Transcribe Video for Captions
The transcript is step one of every captioning workflow. Get a clean, timestamped transcript first — then convert to SRT or VTT for accessibility-compliant captions.
Generate Video Captions →Transcribing for captions: the accessibility team's workflow
If you're on an accessibility, video production, or compliance team, captioning is never just "add subtitles." It's a four-step workflow: transcribe the audio, time-align each phrase, format as SRT or VTT, then quality-check against the WCAG and ADA requirements your organization follows. The transcript is the foundation — every captioning decision downstream depends on having an accurate, verbatim record of spoken audio plus any meaningful non-speech audio (music cues, laughter, sound effects). Skipping straight to auto-captions from YouTube or Instagram is fine for casual viewing, but it does not meet WCAG 2.1 Level AA, Section 508, or the requirements of the 21st Century Communications and Video Accessibility Act (CVAA) for closed captioning. Auto-captions routinely miss speaker identification, mis-punctuate sentences, drop proper nouns, and skip non-speech audio entirely — all of which are formal failure conditions under WCAG Success Criterion 1.2.2 (Captions, Prerecorded). A clean transcript lets your captioner correct errors before time-aligning, which is dramatically faster than fixing baked-in caption files. Captioning teams that work from a verified transcript first produce ADA-compliant SRT/VTT files in roughly half the time of teams that try to edit auto-captions in place. This page explains how to get from a video URL to a transcript to a compliant caption file, what tools to use at each step (Aegisub, Subtitle Edit, the SRT/VTT export built into this site), and the most common compliance mistakes accessibility teams make.

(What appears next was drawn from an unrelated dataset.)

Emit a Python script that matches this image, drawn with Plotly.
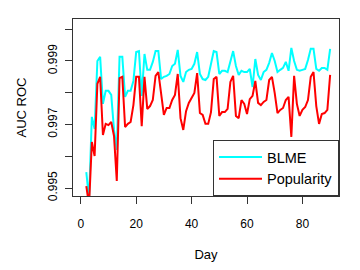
import plotly.graph_objects as go

# jours 2..90
days = list(range(2, 91))

blme = [
    0.99550, 0.99465, 0.99724, 0.99686, 0.99900, 0.99913, 0.99765, 0.99806,
    0.99806, 0.99793, 0.99683, 0.99620, 0.99913, 0.99913, 0.99787, 0.99806,
    0.99806, 0.99837, 0.99928, 0.99931, 0.99790, 0.99922, 0.99872, 0.99872,
    0.99897, 0.99931, 0.99931, 0.99843, 0.99850, 0.99853, 0.99859, 0.99884,
    0.99891, 0.99935, 0.99853, 0.99834, 0.99865, 0.99872, 0.99875, 0.99891,
    0.99928, 0.99859, 0.99843, 0.99840, 0.99850, 0.99891, 0.99931, 0.99928,
    0.99859, 0.99869, 0.99869, 0.99865, 0.99903, 0.99931, 0.99884, 0.99856,
    0.99869, 0.99865, 0.99865, 0.99875, 0.99818, 0.99906, 0.99856, 0.99840,
    0.99865, 0.99872, 0.99894, 0.99925, 0.99900, 0.99865, 0.99872, 0.99878,
    0.99897, 0.99869, 0.99941, 0.99900, 0.99872, 0.99869, 0.99872, 0.99875,
    0.99903, 0.99938, 0.99938, 0.99875, 0.99869, 0.99878, 0.99878, 0.99872,
    0.99938,
]

popularity = [
    0.99506, 0.99446, 0.99645, 0.99601, 0.99828, 0.99850, 0.99667, 0.99702,
    0.99698, 0.99708, 0.99664, 0.99522, 0.99846, 0.99850, 0.99692, 0.99702,
    0.99708, 0.99761, 0.99850, 0.99850, 0.99695, 0.99850, 0.99749, 0.99758,
    0.99777, 0.99853, 0.99865, 0.99793, 0.99730, 0.99752, 0.99752, 0.99777,
    0.99793, 0.99859, 0.99720, 0.99683, 0.99742, 0.99768, 0.99783, 0.99799,
    0.99862, 0.99736, 0.99730, 0.99702, 0.99702, 0.99739, 0.99843, 0.99850,
    0.99727, 0.99739, 0.99739, 0.99749, 0.99834, 0.99853, 0.99727, 0.99720,
    0.99777, 0.99765, 0.99733, 0.99780, 0.99790, 0.99837, 0.99768, 0.99761,
    0.99771, 0.99777, 0.99840, 0.99850, 0.99799, 0.99736, 0.99746, 0.99752,
    0.99777, 0.99787, 0.99661, 0.99853, 0.99765, 0.99727, 0.99746, 0.99755,
    0.99777, 0.99850, 0.99865, 0.99758, 0.99702, 0.99733, 0.99736, 0.99746,
    0.99856,
]

y_ticks = [0.995, 0.996, 0.997, 0.998, 0.999, 1.000]
y_labels = ["0.995", "", "0.997", "", "0.999", ""]
x_ticks = [0, 20, 40, 60, 80]

font = "Liberation Sans, Arial, sans-serif"

fig = go.Figure()
fig.add_trace(go.Scatter(x=days, y=blme, mode="lines", name="BLME",
                         line=dict(color="#00FFFF", width=2)))
fig.add_trace(go.Scatter(x=days, y=popularity, mode="lines", name="Popularity",
                         line=dict(color="#FF0000", width=2)))

# la page html garde une marge de 8px autour du graphique
fig.update_layout(
    width=344, height=254,
    margin=dict(l=65, r=13, t=11, b=66),
    paper_bgcolor="white", plot_bgcolor="white",
    font=dict(family=font, size=12, color="black"),
    showlegend=True,
    legend=dict(x=1, y=0, xanchor="right", yanchor="bottom",
                bgcolor="white", bordercolor="#333", borderwidth=1,
                font=dict(size=14.5), itemwidth=43),
    xaxis=dict(range=[-2.8, 93.2], tickvals=x_ticks, showgrid=False, zeroline=False,
               showline=True, mirror=True, linecolor="#333", linewidth=1,
               ticks="outside", ticklen=7, tickcolor="#333",
               ticklabelstandoff=10, automargin=False,
               title=dict(text="Day", font=dict(size=13), standoff=27)),
    yaxis=dict(range=[0.99475, 1.00032], tickvals=y_ticks, ticktext=y_labels,
               tickangle=-90, showgrid=False, zeroline=False,
               showline=True, mirror=True, linecolor="#333", linewidth=1,
               ticks="outside", ticklen=7, tickcolor="#333",
               ticklabelstandoff=3, automargin=False,
               title=dict(text="AUC ROC", font=dict(size=13), standoff=16)),
)

fig.write_html("out.html")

Captions vs subtitles vs SDH — the accessibility distinction matters
The three terms are often used interchangeably outside the accessibility field, but they describe three different things, and conflating them is the most common compliance mistake we see in accessibility audits.
Subtitles
Subtitles assume the viewer can hear the audio. They translate spoken dialogue into another language (Spanish subtitles on an English film) or render speech as text for viewers who don't speak the audio language fluently. Subtitles typically omit non-speech audio because the assumption is that the viewer hears it — they only need help with the words.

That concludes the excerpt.